In 1955, he graduated in Russian studies from the Jagiellonian University, where among his professors was Zdzisław Stieber. In 1956, he started working as a PhD student at the University of Warsaw, where he received PhD in 1967. In 1960, he started work at the Department of Slavic Studies, later converted into the Institute of Slavic Studies of the Polish Academy of Sciences, where he was employed until 1997 and was a chairman of the Institute Scientific Council (1990–1998). He was designated a professor of the humanities in 1989. From 1997 until 2004, he was a professor at the Institute of the Polish Language of the Polish Academy of Sciences. He lectured at the University of Warsaw, among others, at its College Artes Liberales; at the University of Łódź (1980–1982) and the John Paul II Catholic University of Lublin (1988–1990).
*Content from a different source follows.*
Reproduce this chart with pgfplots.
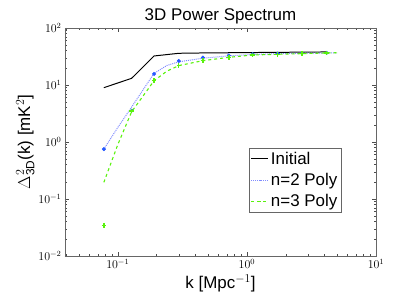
\documentclass[border=0pt]{standalone}
\usepackage{pgfplots}
\pgfplotsset{compat=1.18}
\usepackage{fontspec}
\setmainfont{Liberation Sans}
\definecolor{bdot}{rgb}{0.15,0.35,1}
\definecolor{bline}{rgb}{0.5,0.55,1}
\definecolor{gline}{rgb}{0.35,0.95,0.05}
\begin{document}
\begin{tikzpicture}
\begin{axis}[
  scale only axis, width=311bp, height=228bp,
  xmode=log, ymode=log,
  xmin=0.039, xmax=10, ymin=0.01, ymax=100,
  title={3D Power Spectrum},
  title style={font=\fontsize{17}{19}\selectfont, yshift=-6bp},
  xlabel={k [Mpc$^{-1}$]}, ylabel={$\Delta^2_{\mathrm{3D}}$(k) [mK$^2$]},
  label style={font=\fontsize{17}{19}\selectfont},
  xlabel style={yshift=1bp}, ylabel style={yshift=-3bp},
  tick label style={font=\fontsize{12}{14}\selectfont},
  tick align=inside, tick pos=both,
  major tick length=4bp, minor tick length=2bp,
  every tick/.style={black!70, line width=0.4pt},
  axis line style={black!60, line width=0.5pt},
  legend style={at={(0.8875,0.193)}, anchor=south east, font=\fontsize{17}{19}\selectfont,
    draw=black!60, inner sep=1.5pt, row sep=3.5pt},
  legend cell align=left,
]
\addplot[black, line width=1pt] coordinates {
(0.078,8.97)(0.128,13.1)(0.191,32.3)(0.297,36)(0.456,36.5)(0.725,36.8)(1.11,37.1)(1.73,37.4)(2.67,37.7)(4.15,38)};
\addlegendentry{Initial}
\addplot[bline, densely dotted, line width=1pt] coordinates {
(0.078,0.75)(0.1,1.8)(0.128,4.1)(0.16,8.8)(0.191,16)(0.24,22)(0.297,25.5)(0.456,29.5)(0.725,32.5)(1.11,34.3)(1.73,35.4)(2.67,36)(4.15,36.5)(5.0,36.7)};
\addlegendentry{n=2 Poly}
\addplot[gline, dashed, line width=1.1pt] coordinates {
(0.078,0.196)(0.1,0.9)(0.128,3.4)(0.16,6.8)(0.191,11.9)(0.24,17.5)(0.297,21.9)(0.456,26.7)(0.725,30.6)(1.11,33.6)(1.73,34.6)(2.67,35.5)(4.15,36.5)(5.0,36.8)};
\addlegendentry{n=3 Poly}
\addplot[only marks, mark=*, mark size=1.8pt, bdot, forget plot] coordinates {
(0.078,0.75)(0.128,3.54)(0.191,15.6)(0.297,26.4)(0.456,30.2)(0.725,33)(1.11,34.6)(1.73,35.5)(2.67,36)(4.15,36.5)};
\addplot[only marks, mark=+, mark size=2.3pt, color=gline, line width=1.3pt, forget plot, mark options={draw=gline, solid}] coordinates {
(0.078,0.0346)(0.128,3.5)(0.191,11.9)(0.297,21.9)(0.456,26.7)(0.725,30.6)(1.11,33.6)(1.73,34.6)(2.67,35.5)(4.15,36.5)};
\end{axis}
\pgfresetboundingbox
\useasboundingbox ([xshift=-65bp,yshift=-46bp]current axis.south west) rectangle ([xshift=39bp,yshift=28bp]current axis.north east);
\end{tikzpicture}
\end{document}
He was a promoter in eighteen doctoral dissertations.

He was the organizer of the Polish Studies College for young scientists from the East at the Institute of Slavic Studies of the Polish Academy of Sciences (1993–1996, Stefan Batory Foundation grant) and the initiator of the International School of Humanities at the Center for Research on Ancient Tradition in Poland and Central and Eastern Europe of the University of Warsaw. He was also one of the founders of the Slavic Foundation established in 1992, an institution supporting research and dissemination of knowledge about the languages and cultures of Slavic countries. From 1989 until 1997, he was a vice chairman of the Commission for the Determination of Place Names.

Since 1983, he has been a member of the Warsaw Scientific Society. He was a member of the Committee of Linguistics of the Polish Academy of Sciences (since 1974, vice-chairman 1990–2003, an honorary member since 2005) and the Committee of Slavic Studies of the Polish Academy of Sciences (1991–2011). Since 1999, he has been an honorary member of the Kharkiv Scientific Society. From 1980 until 1981, he was a vice-chairman of Solidarity structures in the Polish Academy of Sciences.
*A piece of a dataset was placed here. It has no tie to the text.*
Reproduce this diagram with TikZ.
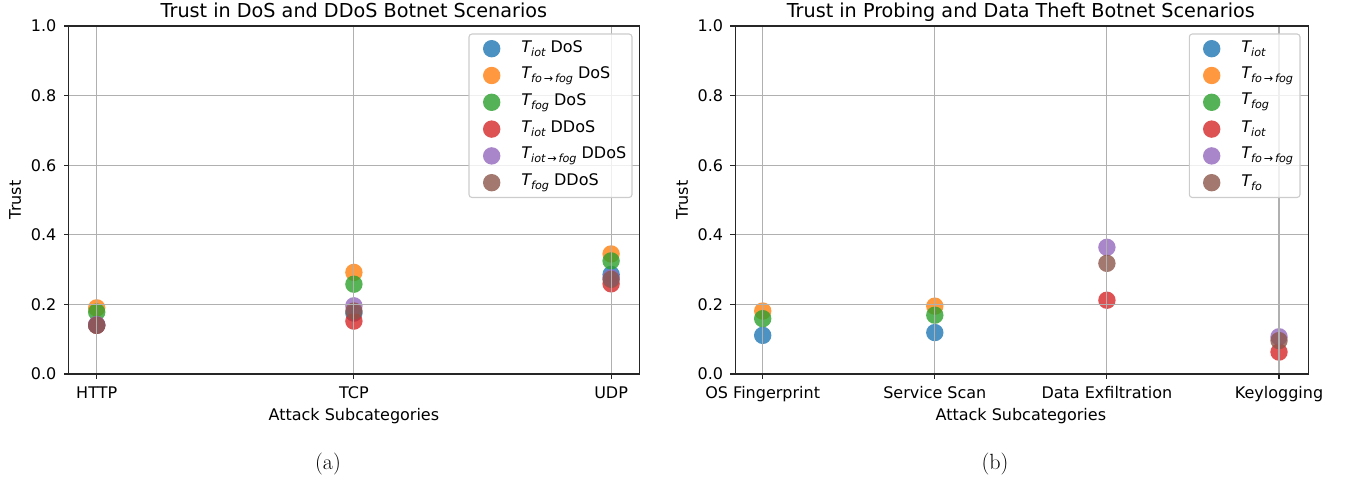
\documentclass[tikz,border=0pt]{standalone}
\usepackage{fontspec}
\usetikzlibrary{positioning}
\newfontfamily\plotfont{DejaVu Sans}

\definecolor{tabblue}{HTML}{1F77B4}
\definecolor{taborange}{HTML}{FF7F0E}
\definecolor{tabgreen}{HTML}{2CA02C}
\definecolor{tabred}{HTML}{D62728}
\definecolor{tabpurple}{HTML}{9467BD}
\definecolor{tabbrown}{HTML}{8C564B}
\definecolor{gridgray}{HTML}{B0B0B0}

% T with an italic subscript, as in the legends
\newcommand{\Tsub}[1]{{\itshape T}\raisebox{-0.25em}{\fontsize{11.2}{12}\selectfont\itshape #1}}
\newcommand{\toarrow}{{\upshape\,→\,}}

\begin{document}
\begin{tikzpicture}[x=1pt, y=1pt,
  every node/.style={font=\plotfont\fontsize{16}{19}\selectfont, inner sep=0pt},
  trustpt/.style={fill=#1, fill opacity=0.8},
  dot/.style={circle, fill=#1, fill opacity=0.8, minimum size=17.4pt, inner sep=0pt},
  gridline/.style={gridgray, line width=1.1pt},
  spine/.style={black!85, line width=1.1pt},
  legbox/.style={draw=black!20, fill=white, fill opacity=0.8, rounded corners=3pt, line width=1.1pt},
  plottitle/.style={font=\plotfont\fontsize{19.2}{23}\selectfont, anchor=base},
  caption/.style={font=\rmfamily\fontsize{22}{26}\selectfont}]
  \useasboundingbox (0,0) rectangle (1351,482);

  % DoS / DDoS plot
  \begin{scope}[shift={(96.7,108)}, x=257.2pt, y=348pt]
    \foreach \col/\a/\b/\c in {tabblue/0.140/0.175/0.286, taborange/0.190/0.292/0.345,
        tabgreen/0.178/0.258/0.325, tabred/0.140/0.152/0.259,
        tabpurple/0.142/0.196/0.276, tabbrown/0.140/0.181/0.272}
      \foreach \x/\y in {0/\a, 1/\b, 2/\c}
        \fill[trustpt=\col] (\x,\y) circle[radius=8.7pt];

    % grid
    \foreach \x in {0,1,2} \draw[gridline] (\x,0) -- (\x,1);
    \foreach \v in {0.2,0.4,0.6,0.8} \draw[gridline] (-0.11,\v) -- (2.11,\v);

    % axes
    \draw[spine] (-0.11,0) rectangle (2.11,1);
    \foreach \v [count=\k] in {0.0,0.2,0.4,0.6,0.8,1.0} {
      \draw[spine] (-0.11,\v) -- ++(-4.9pt,0);
      \node[anchor=east, xshift=-11.8pt] (ytickL\k) at (-0.11,\v) {\v};
    }
    \foreach \x/\lab in {0/HTTP, 1/TCP, 2/UDP} {
      \draw[spine] (\x,0) -- ++(0,-4.9pt);
      \node[anchor=base, yshift=-24.5pt] (xtickL\x) at (\x,0) {\lab};
    }
    \node[anchor=base, yshift=-46pt] (xlabelL) at (1,0) {Attack Subcategories};
    \node[rotate=90] (ylabelL) at (-0.317,0.5) {Trust};
    \node[plottitle] (titleL) at (1,1.0239) {Trust in DoS and DDoS Botnet Scenarios};
  \end{scope}

  % probing / data theft plot
  \begin{scope}[shift={(762.7,108)}, x=172.1pt, y=348pt]
    \foreach \col/\x/\y in {tabblue/0/0.111, tabblue/1/0.119,
        taborange/0/0.181, taborange/1/0.195, tabgreen/0/0.159, tabgreen/1/0.169,
        tabred/2/0.212, tabred/3/0.063, tabpurple/2/0.364, tabpurple/3/0.107,
        tabbrown/2/0.318, tabbrown/3/0.096}
      \fill[trustpt=\col] (\x,\y) circle[radius=8.7pt];

    % grid
    \foreach \x in {0,1,2,3} \draw[gridline] (\x,0) -- (\x,1);
    \foreach \v in {0.2,0.4,0.6,0.8} \draw[gridline] (-0.16,\v) -- (3.17,\v);

    % axes
    \draw[spine] (-0.16,0) rectangle (3.17,1);
    \foreach \v [count=\k] in {0.0,0.2,0.4,0.6,0.8,1.0} {
      \draw[spine] (-0.16,\v) -- ++(-4.9pt,0);
      \node[anchor=east, xshift=-11.8pt] (ytickR\k) at (-0.16,\v) {\v};
    }
    \foreach \x/\lab in {0/OS Fingerprint, 1/Service Scan, 2/Data Exfiltration, 3/Keylogging} {
      \draw[spine] (\x,0) -- ++(0,-4.9pt);
      \node[anchor=base, yshift=-24.5pt] (xtickR\x) at (\x,0) {\lab};
    }
    \node[anchor=base, yshift=-46pt] (xlabelR) at (1.5,0) {Attack Subcategories};
    \node[rotate=90] (ylabelR) at (-0.468,0.5) {Trust};
    \node[plottitle] (titleR) at (1.5,1.0239) {Trust in Probing and Data Theft Botnet Scenarios};
  \end{scope}

  % legend, left
  \draw[legbox] (469,448) rectangle (632,284.5);
  \node[dot=tabblue] (legL1) at (491.7,433.3) {};
  \node[dot=taborange, below=9pt of legL1] (legL2) {};
  \node[dot=tabgreen, below=9pt of legL2] (legL3) {};
  \node[dot=tabred, below=9pt of legL3] (legL4) {};
  \node[dot=tabpurple, below=9pt of legL4] (legL5) {};
  \node[dot=tabbrown, below=9pt of legL5] (legL6) {};
  \node[right=20.6pt of legL1] (txtL1) {\Tsub{iot} DoS};
  \node[right=20.6pt of legL2] (txtL2) {\Tsub{fo\toarrow fog} DoS};
  \node[right=20.6pt of legL3] (txtL3) {\Tsub{fog} DoS};
  \node[right=20.6pt of legL4] (txtL4) {\Tsub{iot} DDoS};
  \node[right=20.6pt of legL5] (txtL5) {\Tsub{iot\toarrow fog} DDoS};
  \node[right=20.6pt of legL6] (txtL6) {\Tsub{fog} DDoS};

  % legend, right
  \draw[legbox] (1189.3,448) rectangle (1300,284.5);
  \node[dot=tabblue] (legR1) at (1211.7,433.3) {};
  \node[dot=taborange, below=9pt of legR1] (legR2) {};
  \node[dot=tabgreen, below=9pt of legR2] (legR3) {};
  \node[dot=tabred, below=9pt of legR3] (legR4) {};
  \node[dot=tabpurple, below=9pt of legR4] (legR5) {};
  \node[dot=tabbrown, below=9pt of legR5] (legR6) {};
  \node[right=20.6pt of legR1] (txtR1) {\Tsub{iot}};
  \node[right=20.6pt of legR2] (txtR2) {\Tsub{fo\toarrow fog}};
  \node[right=20.6pt of legR3] (txtR3) {\Tsub{fog}};
  \node[right=20.6pt of legR4] (txtR4) {\Tsub{iot}};
  \node[right=20.6pt of legR5] (txtR5) {\Tsub{fo\toarrow fog}};
  \node[right=20.6pt of legR6] (txtR6) {\Tsub{fo}};

  % sub-captions
  \node[caption] (capA) at (328,18) {(a)};
  \node[caption] (capB) at (995,18) {(b)};
\end{tikzpicture}
\end{document}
His interests include the Polish language in Kresy, Ukrainian dialectology, history of the Ukrainian and Russian language and lexicography. He researched, among others, Polish dialects in Ukraine and the Lemko language and culture through gathering oral testimonies. Together with Vyacheslav Verenitsch, he was the initiator and co-editor of the series of the Linguistics Committee of the Polish Academy of Sciences Studia nad polszczyzną kresową (Studies on the Polish language in Kresy) and Język polski dawnych Kresów Wschodnich (The Polish language of the former Kresy). From 1988, he cooperated in publishing the Carpathian Dialectological Atlas as the chairman of the Polish team and co-editor of all volumes He was also a member of its editorial board (1997–1998). Since 1991, he has been a member of the editorial board of the journal Slavia Orientalis. In 1992, along with the team that was under his supervision, he received the Kazimierz Nitsch Award for Atlas gwar bojkowskich (The Atlas of Boykos Dialects).

He edited and annotated his father's diary, which begins with enlistment in September 1939 and runs through Soviet captivity until his death in April 1940. The diary, titled Zapiski z Kozielska (Notes from Kozielsk), was published in 2015.

He is married to Ewa (born 1936), an electronics engineer.

By the decision of the President of Poland on 22 November 2017 "for outstanding contribution to the development of Polish Slavic studies, for achievements in scientific and didactic work and for popularizing the history and culture of Kresy", he was awarded the Knight's Cross of the Order of Polonia Restituta.

== Works (selection) ==
- "Nazwy wodne dorzecza Sanu" (1969)
- "Nazwy rzeczne w dorzeczu Warty" (1975) With Ewa Wolnicz-Pawłowska.
- "Imiennictwo ludności wiejskiej w ziemi sanockiej i przemyskiej w XV w." (1977)
- "Słownik tematyczny rosyjsko-polski" (1979) With Ewa Rieger. Second extended edition 2003.
- "Atlas gwar bojkowskich. Tomy I–VII" Developed by the team managed by Janusz Rieger, mainly based on field records of Stefan Hrabiec.
- "Gewässernamen im Flußgebiet des Wisłok" (1988)
- "Z dziejów języka rosyjskiego" (1989) Second extended edition 1998.
- "Słownictwo i nazewnictwo łemkowskie" (1995)
- "A Lexical Atlas of the Hutsul Dialects of the Ukrainian Language" (1997) Edited on the basis of notes of Jan Janów and his disciples.
- "Język mniejszości w otoczeniu obcym" (2002) Edited by Janusz Rieger.
- "Gewässernamen im Flußgebiet des San" (2003)
- "Dawna i współczesna polszczyzna na Kresach" (2004) Edited by Janusz Rieger.
- "Słownictwo polszczyzny gwarowej na Litwie" (2006) With Irena Masojć and Krystyna Rutkowska.
- "Українсько–польський тематичний словник (Ukraïns'ko-pol's'kij tematičnij slovnik)" (2007) With Orisâ Dems'ka-Kul'čic'ka.
- "Słownictwo gwarowe przesiedleńców z Ukrainy: słownik porównawczy kilku wsi w Tarnopolskiem" (2007) Edited by Janusz Rieger.
- "Słownictwo kresowe: studia i materiały" (2008) Edited by Janusz Rieger.
- "Общекарпатский диалектологический атлас. Указатели (Obŝekarpatskij dialektologičeskij atlas)" (2012)
- "Słownictwo polszczyzny gwarowej na Brasławszczyźnie" (2014)
- "Zapiski z Kozielska" (2015) A diary of Andrzej Rieger edited by Janusz Rieger.
- "Mały słownik łemkowskiej wsi Bartne" (2016)
- "Atlas ukraińskich gwar nadsańskich opracowany na podstawie zapisów terenowych Stefana Hrabca. Tom 1" (2017)
- "Leksyka prawnicza w polskich zapiskach sądowych z Ukrainy (XVI i XVII wiek)" (2017) Edited by Janusz Rieger.
- "Słownik gwary łemkowskiej wsi Wysowa" (2018) A dictionary by Oleksandr Hoisak, edited by Janusz Rieger and Madina Alekseyeva.